Imagine being on the shoreline, crucial and alone. Imagine doing so to open a world rigidly closed. Imagine instigating unlearning, as you stimulate learning with words turned radical in the practice for freedom. The past one year I have been on a journey that I never could have imagined for myself. Two years ago, I walked away from a mentoring group that helped me grow. I walked away unsure of a future without the steady wisdom I had grown accustomed to. The hurt, the pain, made me wish I never instigate the hurt and pain I know I caused as well. My mouth often speaks in ways that end relationships and so even as I walked away from that group, I secretly wished that things would have been different for us. Leaving though, meant I was now a bird ready to fly on my own with wings unsteady, but ready to fly. We flew and landed straight on our face. We never lowered our gaze. Rather we got up and faced our fears. It was in that moment I turned to grant writing for the freedom it had offered to me. I knew some of the rules. The regulations were also inconsistent and I was determined to succeed or fail on my own terms. So I started blogging. While this blog was an attempt to keep something about my work and life as a black woman in academia, it offered opportunities to turn language into life or dreams, the highest point of my life. These days grants are an offering of dreams which means each attempt at dreaming for the public is all online.

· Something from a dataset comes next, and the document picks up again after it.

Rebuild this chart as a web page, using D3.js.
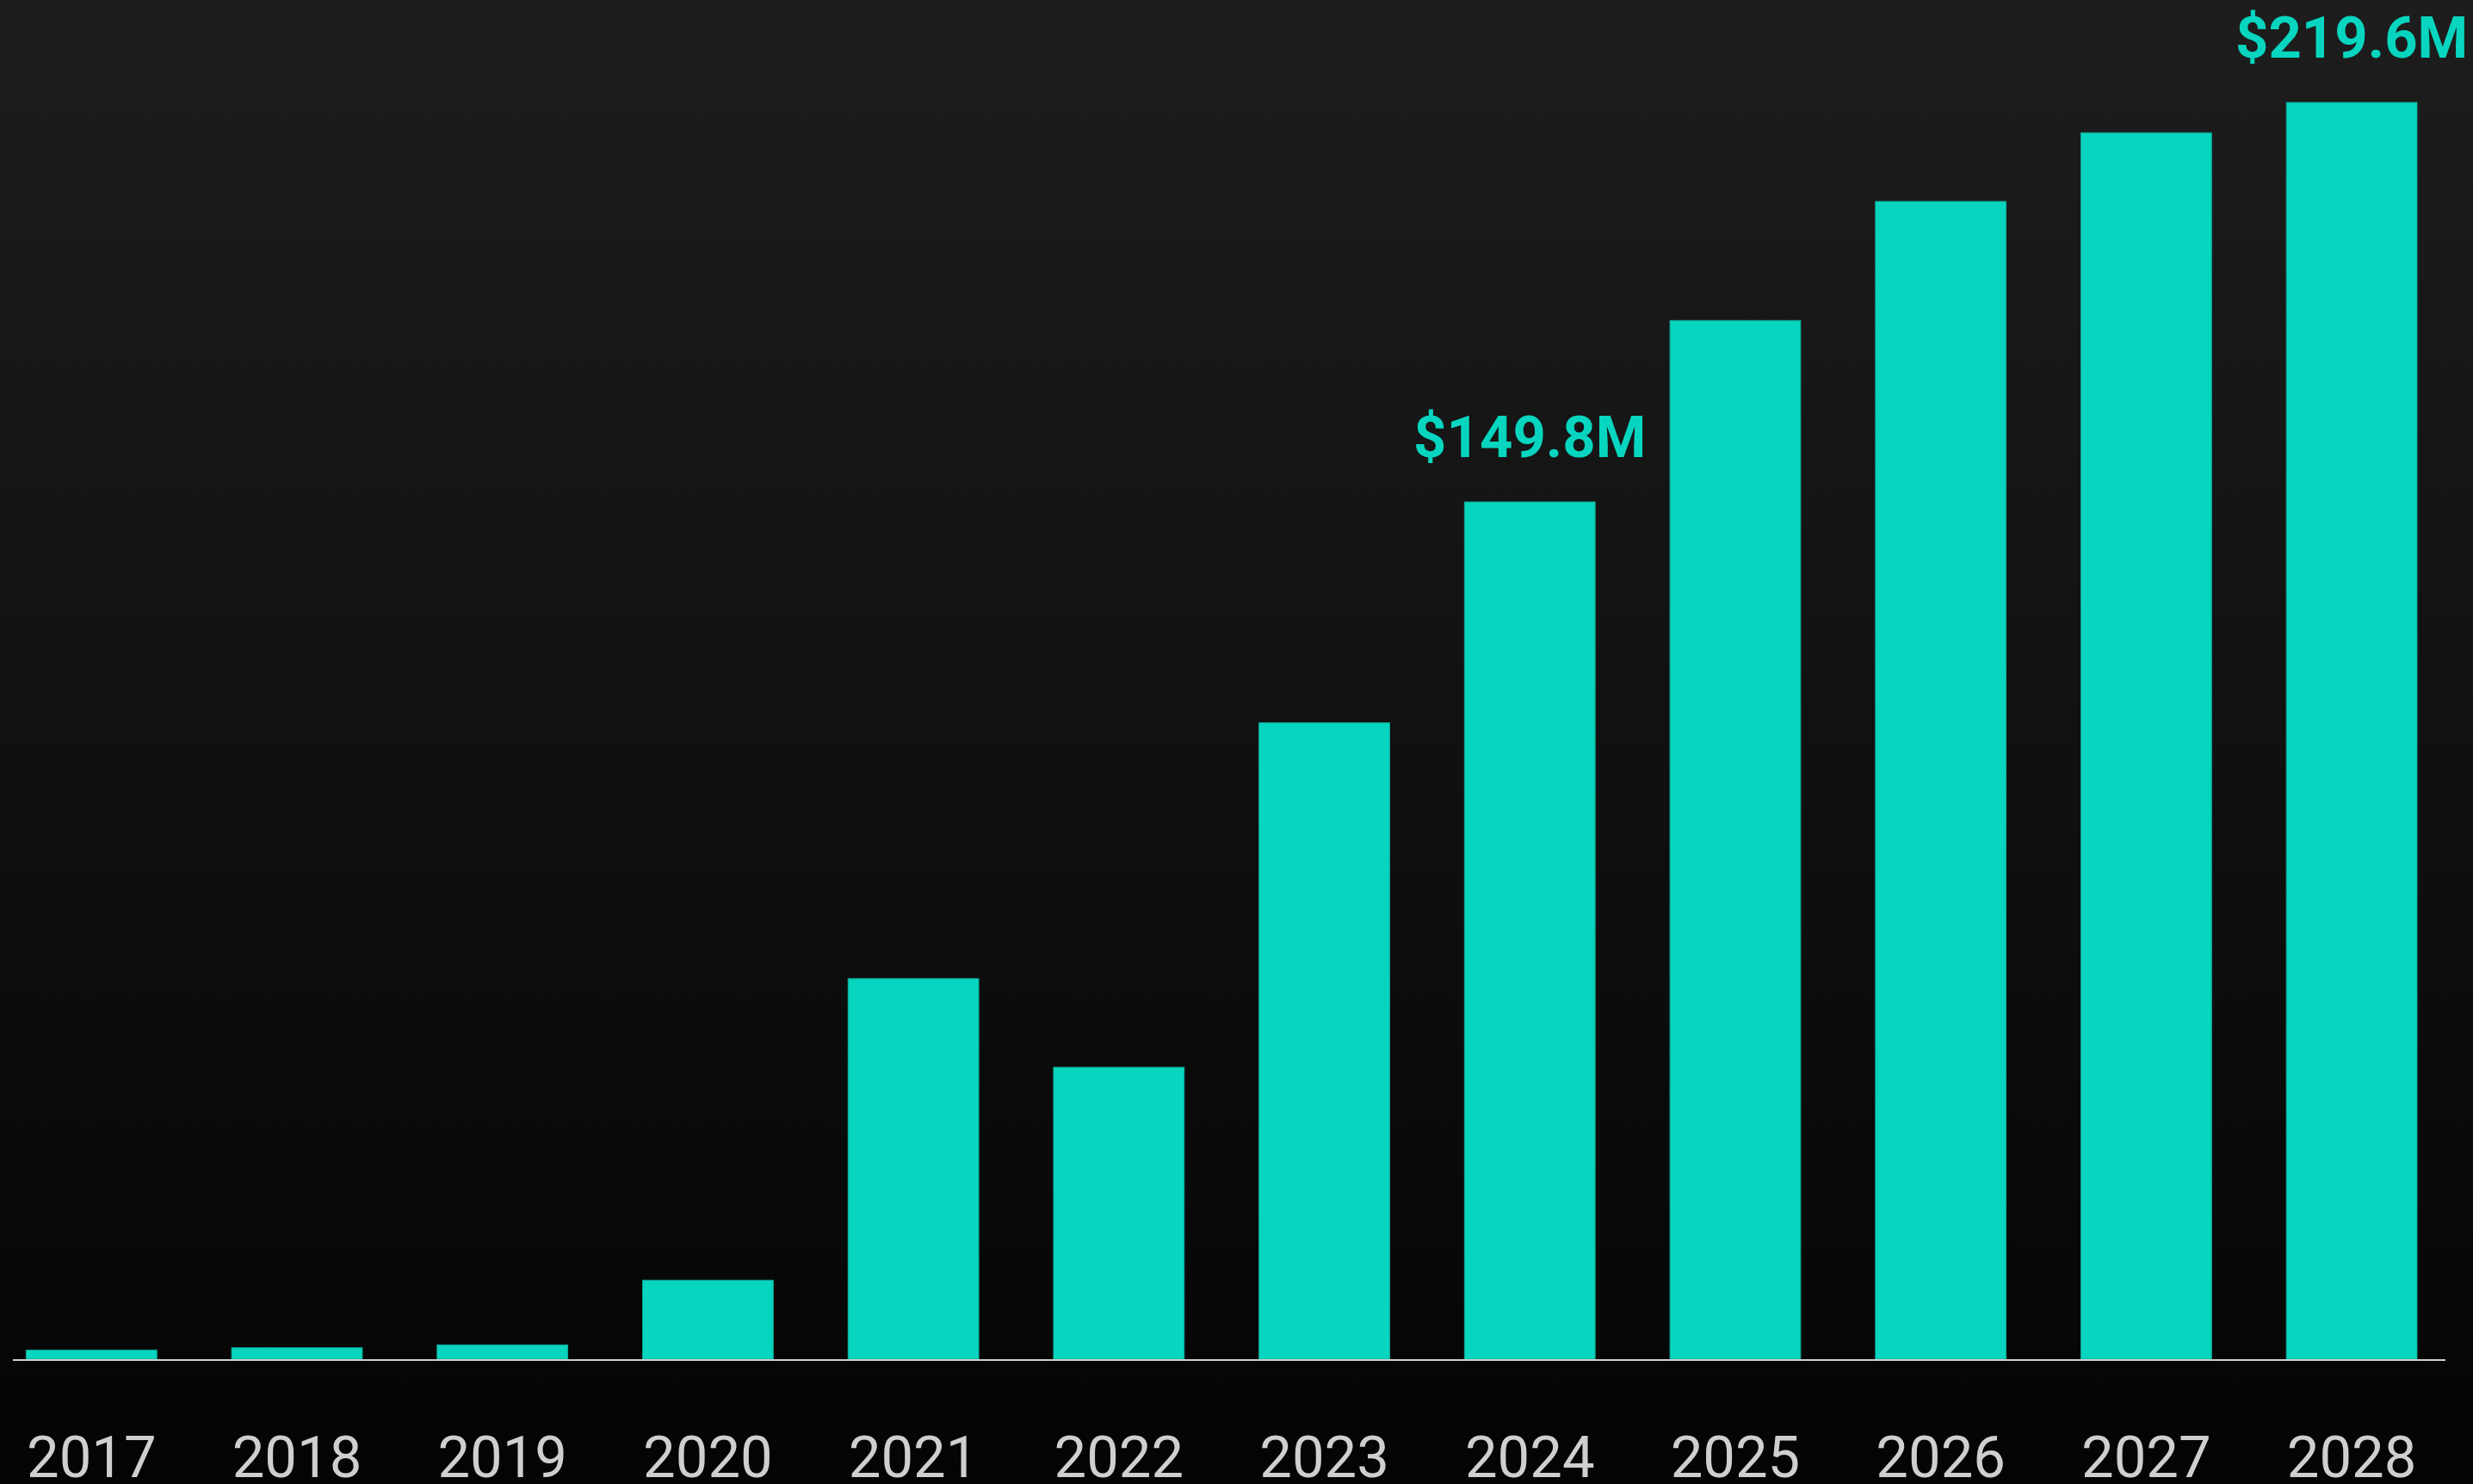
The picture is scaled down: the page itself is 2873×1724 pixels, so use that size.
<!DOCTYPE html>
<html>
<head>
<meta charset="utf-8">
<script src="https://cdn.jsdelivr.net/npm/d3@7"></script>
<style>
  html, body { margin: 0; padding: 0; background: #050505; }
  svg { display: block; }
  .year-label { font-family: Roboto, "Noto Sans", sans-serif; font-size: 67px; fill: #cfcfcf; }
  .value-label { font-family: Roboto, "Noto Sans", sans-serif; font-size: 67px; font-weight: 700; fill: #07d5bf; }
</style>
</head>
<body>
<script>
// Chart data (values in $M)
const years = ["2017", "2018", "2019", "2020", "2021", "2022", "2023", "2024", "2025", "2026", "2027", "2028"];
const values = [1.6, 2.0, 2.5, 13.8, 66.5, 51.0, 111.2, 149.8, 181.5, 202.3, 214.3, 219.6];
// Which bars get a value label on top
const labelledYears = ["2024", "2028"];

document.addEventListener('DOMContentLoaded', () => {
  const w = 2873;
  const h = 1724;
  const baseY = 1579;

  const dataset = years.map((y, i) => ({ year: y, value: values[i] }));

  const svg = d3.select("body")
    .append("svg")
    .attr("width", w)
    .attr("height", h);

  // Background gradient, light at top to near black at bottom
  const grad = svg.append("defs")
    .append("linearGradient")
    .attr("id", "bg")
    .attr("x1", 0).attr("y1", 0)
    .attr("x2", 0).attr("y2", 1);
  grad.append("stop").attr("offset", "0%").attr("stop-color", "#1d1d1d");
  grad.append("stop").attr("offset", "100%").attr("stop-color", "#040404");

  svg.append("rect")
    .attr("width", w)
    .attr("height", h)
    .attr("fill", "url(#bg)");

  // Scales
  const xScale = d3.scaleBand()
    .domain(years)
    .range([30.4, 2808])
    .paddingInner(0.364)
    .paddingOuter(0);

  const yScale = d3.scaleLinear()
    .domain([0, 219.6])
    .range([baseY, 119]);

  // Bars
  svg.selectAll("rect.bar")
    .data(dataset)
    .enter()
    .append("rect")
    .attr("class", "bar")
    .attr("x", d => xScale(d.year))
    .attr("y", d => yScale(d.value))
    .attr("width", xScale.bandwidth())
    .attr("height", d => baseY - yScale(d.value))
    .attr("fill", "#07d5bf")
    .attr("stroke", "#0ea897")
    .attr("stroke-width", 1);

  // Baseline
  svg.append("line")
    .attr("x1", 15)
    .attr("x2", 2841)
    .attr("y1", baseY + 1)
    .attr("y2", baseY + 1)
    .attr("stroke", "#d0d0d0")
    .attr("stroke-width", 2);

  // Year labels under the bars
  svg.selectAll("text.year-label")
    .data(dataset)
    .enter()
    .append("text")
    .attr("class", "year-label")
    .attr("x", d => xScale(d.year) + xScale.bandwidth() / 2)
    .attr("y", 1716)
    .style("text-anchor", "middle")
    .text(d => d.year);

  // Value labels on selected bars
  svg.selectAll("text.value-label")
    .data(dataset.filter(d => labelledYears.includes(d.year)))
    .enter()
    .append("text")
    .attr("class", "value-label")
    .attr("x", d => xScale(d.year) + xScale.bandwidth() / 2)
    .attr("y", d => yScale(d.value) - 52)
    .style("text-anchor", "middle")
    .text(d => `$${d.value.toFixed(1)}M`);
});
</script>
</body>
</html>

I have been instigating trouble in my summer program. You will if your remember that you are the ones we have all been waiting for. The ones who live at the shoreline, standing upon the constant edges of decision, crucial and alone. I gift you the power of grant-writing as poetry. These words came out of my mouth unprovoked but led by the spirit. My intentions were to equate grants to stories. Most of my lectures and discussions often describe grant writing as storytelling. But when asked to describe grant writing in one word, I watched my lips utter the word poetry. I didn’t know how to take it back so I let the spirit say things like a litany for survival as only Ms Audre Lorde would or even our souls, solar and soldering as if Amanda Gorman was me and I was her. The idea of grants as poetry has never ever crossed my mind but it did as I lectured about funding your dreams and now I get to live at a shoreline knowing and remembering I was never meant to survive. Yet I will on my own grant writing terms.